The Canberra Hospital Expansion by BVN, known as the Critical Services Building, represents a significant transformation of one of Australia’s largest modernist hospital campuses. Designed as a nine-level, 44,000-square-metre addition, the project translates an exceptionally complex clinical brief into a legible, welcoming and human-centred place of care through carefully composed architecture and generous public spaces.
Rather than functioning as a simple extension, the building fundamentally reorganises the hospital campus. It reconnects old and new structures, improves campus legibility and re-centres the arrival experience, creating a clear focal point for patients, staff and visitors. The expansion modernises and vertically integrates critical services, including the emergency department, operating theatres, intensive care units and a helipad, while adding 180 new hospital beds—an increase of approximately 30 percent in overall capacity.
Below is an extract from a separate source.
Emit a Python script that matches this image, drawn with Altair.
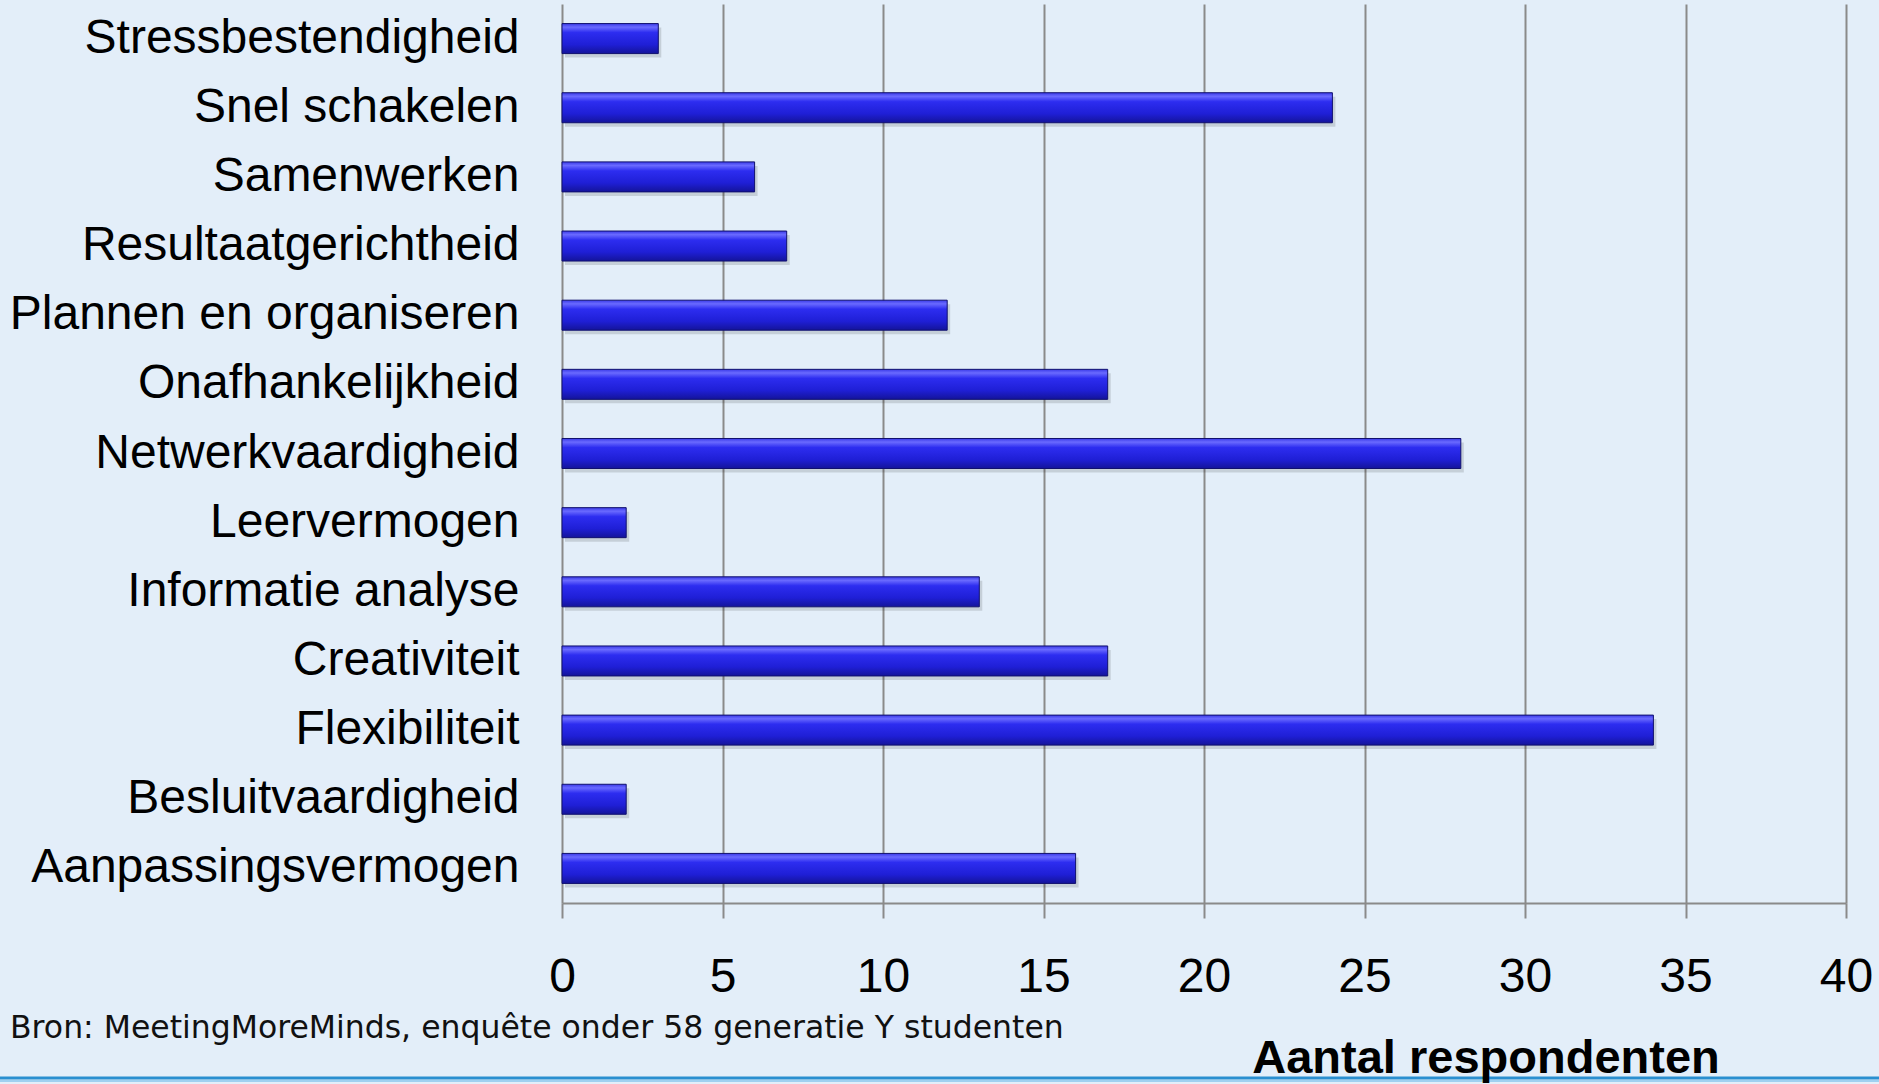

The project emerged from an Early Contractor Involvement (ECI) tender process following a reference design by Silver Thomas Hanley. Multiplex Constructions and BVN proposed both a compliant and an innovative scheme, with the latter selected by the client. This innovation involved relocating the main hospital entry to align with the new building, recognising the extension as the campus’s new centre of gravity. A link structure across Hospital Road was transformed into a new primary entrance, complete with a welcome hall and lounge, while the former entry was repurposed as a bus drop-off.
Unlike conventional hospital entrances focused on circulation and retail, the new welcome hall offers a genuine civic space where visitors can pause, orient themselves and feel at ease. Conceived as an indoor-outdoor public room, the hall is a glazed volume wrapped in a suspended shroud formed by a 24,073-disc artwork by Indigenous artist Lynnice Church. The artwork provides shading while maintaining visual and spatial connection to the surrounding landscape.
Material continuity between exterior and interior spaces reinforces a coherent architectural language. Robust facade materials extend indoors, complemented by warm curvilinear timber elements that soften the institutional character. Public amenities such as the café and seating areas function as authentic social spaces and are actively used, setting the project apart from typical hospital environments.
Sustainability is a defining feature of the expansion. The Critical Services Building is Australia’s first all-electric hospital, achieving a 5-star Green Star rating and operating entirely on renewable energy. Extensive community engagement—totalling more than 1,200 consultation hours—played a critical role in shaping a facility that responds to both clinical needs and community expectations.
Recognised with four AIA (ACT Chapter) Awards, the Canberra Hospital Expansion by BVN stands as a benchmark for how large-scale healthcare infrastructure can be humanised through design, sustainability and meaningful public space.